What to do:
Can you transcribe the data exactly? Leave the pictures out.

Material:

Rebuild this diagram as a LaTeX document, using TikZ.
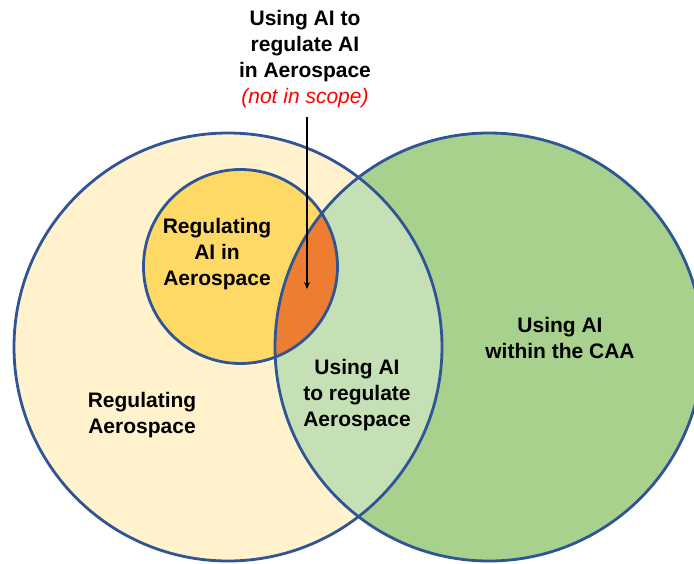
\documentclass[tikz,border=0pt]{standalone}
\usepackage{fontspec}
\setmainfont{Liberation Sans}
\usetikzlibrary{arrows.meta}
\definecolor{cream}{HTML}{FFF2CC}
\definecolor{gold}{HTML}{FFD966}
\definecolor{orangex}{HTML}{ED7D31}
\definecolor{greenx}{HTML}{A9D18E}
\definecolor{lightgreenx}{HTML}{C5E0B4}
\definecolor{bluex}{HTML}{2F5597}
\definecolor{redx}{HTML}{FF0000}
\tikzset{
  outline/.style={draw=bluex, line width=2.8pt},
  lbl/.style={align=center, font=\fontsize{21}{26}\selectfont\bfseries, text=black, inner sep=0pt},
  pointer/.style={-{Stealth[length=7pt,width=6pt]}, line width=1.6pt, black}
}
\begin{document}
\begin{tikzpicture}[x=1pt,y=-1pt]
\useasboundingbox (0,0) rectangle (694,563);
\fill[white] (0,0) rectangle (694,563);
\coordinate (L) at (228,347);
\coordinate (R) at (489,347);
\coordinate (S) at (240.5,266.5);
% fills
\fill[cream] (L) circle[radius=214pt];
\fill[greenx] (R) circle[radius=214pt];
\begin{scope}
  \clip (L) circle[radius=214pt];
  \fill[lightgreenx] (R) circle[radius=214pt];
\end{scope}
\fill[gold] (S) circle[radius=97pt];
\begin{scope}
  \clip (R) circle[radius=214pt];
  \fill[orangex] (S) circle[radius=97pt];
\end{scope}
% outlines
\draw[outline] (L) circle[radius=214pt];
\draw[outline] (R) circle[radius=214pt];
\draw[outline] (S) circle[radius=97pt];
% labels
\node[lbl] (top) at (305,59) {Using AI to\\regulate AI\\in Aerospace\\{\normalfont\itshape\color{redx}(not in scope)}};
\node[lbl] (ais) at (217,254) {Regulating\\AI in\\Aerospace};
\node[lbl] (reg) at (142,415) {Regulating\\Aerospace};
\node[lbl] (use) at (357,395) {Using AI\\to regulate\\Aerospace};
\node[lbl] (caa) at (560,338) {Using AI\\within the CAA};
% arrow
\coordinate (tail) at (307,117);
\coordinate (tip) at (307,289);
\draw[pointer] (tail) -- (tip);
\end{tikzpicture}
\end{document}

Exercise output:
Rebuild this diagram as a LaTeX document, using TikZ.
\documentclass[tikz,border=0pt]{standalone}
\usepackage{fontspec}
\setmainfont{Liberation Sans}
\usetikzlibrary{arrows.meta}
\definecolor{cream}{HTML}{FFF2CC}
\definecolor{gold}{HTML}{FFD966}
\definecolor{orangex}{HTML}{ED7D31}
\definecolor{greenx}{HTML}{A9D18E}
\definecolor{lightgreenx}{HTML}{C5E0B4}
\definecolor{bluex}{HTML}{2F5597}
\definecolor{redx}{HTML}{FF0000}
\tikzset{
  outline/.style={draw=bluex, line width=2.8pt},
  lbl/.style={align=center, font=\fontsize{21}{26}\selectfont\bfseries, text=black, inner sep=0pt},
  pointer/.style={-{Stealth[length=7pt,width=6pt]}, line width=1.6pt, black}
}
\begin{document}
\begin{tikzpicture}[x=1pt,y=-1pt]
\useasboundingbox (0,0) rectangle (694,563);
\fill[white] (0,0) rectangle (694,563);
\coordinate (L) at (228,347);
\coordinate (R) at (489,347);
\coordinate (S) at (240.5,266.5);
% fills
\fill[cream] (L) circle[radius=214pt];
\fill[greenx] (R) circle[radius=214pt];
\begin{scope}
  \clip (L) circle[radius=214pt];
  \fill[lightgreenx] (R) circle[radius=214pt];
\end{scope}
\fill[gold] (S) circle[radius=97pt];
\begin{scope}
  \clip (R) circle[radius=214pt];
  \fill[orangex] (S) circle[radius=97pt];
\end{scope}
% outlines
\draw[outline] (L) circle[radius=214pt];
\draw[outline] (R) circle[radius=214pt];
\draw[outline] (S) circle[radius=97pt];
% labels
\node[lbl] (top) at (305,59) {Using AI to\\regulate AI\\in Aerospace\\{\normalfont\itshape\color{redx}(not in scope)}};
\node[lbl] (ais) at (217,254) {Regulating\\AI in\\Aerospace};
\node[lbl] (reg) at (142,415) {Regulating\\Aerospace};
\node[lbl] (use) at (357,395) {Using AI\\to regulate\\Aerospace};
\node[lbl] (caa) at (560,338) {Using AI\\within the CAA};
% arrow
\coordinate (tail) at (307,117);
\coordinate (tip) at (307,289);
\draw[pointer] (tail) -- (tip);
\end{tikzpicture}
\end{document}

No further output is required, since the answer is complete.